Borg is a SPOF in terms of security — as many other components in your system, BTW. Borg is assumed trusted software that is ran as root to backup the root partition. Should borg ever be compromised the whole scheme breaks. The only mitigations are 1) Borg is open source and quite popular 2) Borg is officially packaged and packages are signed (at least on Arch Linux).

Above filesystem backups are inherently inconsistent. As with any above-the-filesystem backup solution, backups can not be guaranteed to be consistent. This is because backup event is not a point in time, but rather a process carried on while underlying files are potentially modified. In practice, this is most evident with VM images if VM is running while its drive is being backed up. The only definitive solution would be to use filesystem snapshotting feature to create a point-in-time version of reality. Unfortunately, ZFS support for Linux is still far from stellar. There are also other trade-offs to the below-the-filesystem backup approach. The workaround is to have more frequent backups — very often the previous snapshot will have the data in question in a consistent state (unless you run your VM-s or DBs 24/7 on desktop).
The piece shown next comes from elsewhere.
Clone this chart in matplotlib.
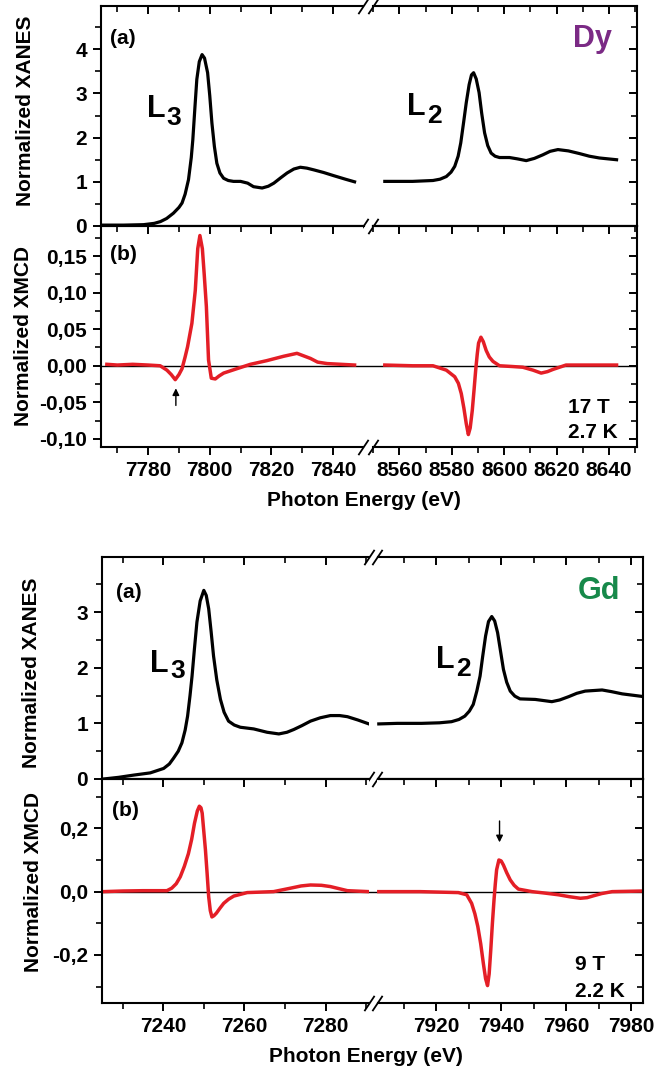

Won’t protect against targeted malware. This setup is safe against generic malware that — for example — encrypts all network drives to demand Bitcoin. The borg repository is not a network drive; it’s a custom protocol over SSH. However, should the malware be written specifically to access resources over SSH, the backup could still be removed or re-encrypted by malware. The mitigation would be to further copy (not sync!) the repository to non-SSH cloud storage — but that is increasing complexity and costs — so I selected to accept the trade offs as they are.

Rsync.net is assumed semi-trusted. The setup also relies on rsync.net to be available and not remove the data. The setup also relies on rsync.net to never reveal the data as a second layer of privacy on top of encryption (because the encryption could be potentially broken).

Conclusion

Backups are hard. Privacy preserving backups are even harder.

This article presents a complete and ready to use recipe for privacy preserving personal backups on Linux: Borg + Borg Helper + Rsync.net.

Author is not affiliated with Rsync.net and links are not referral.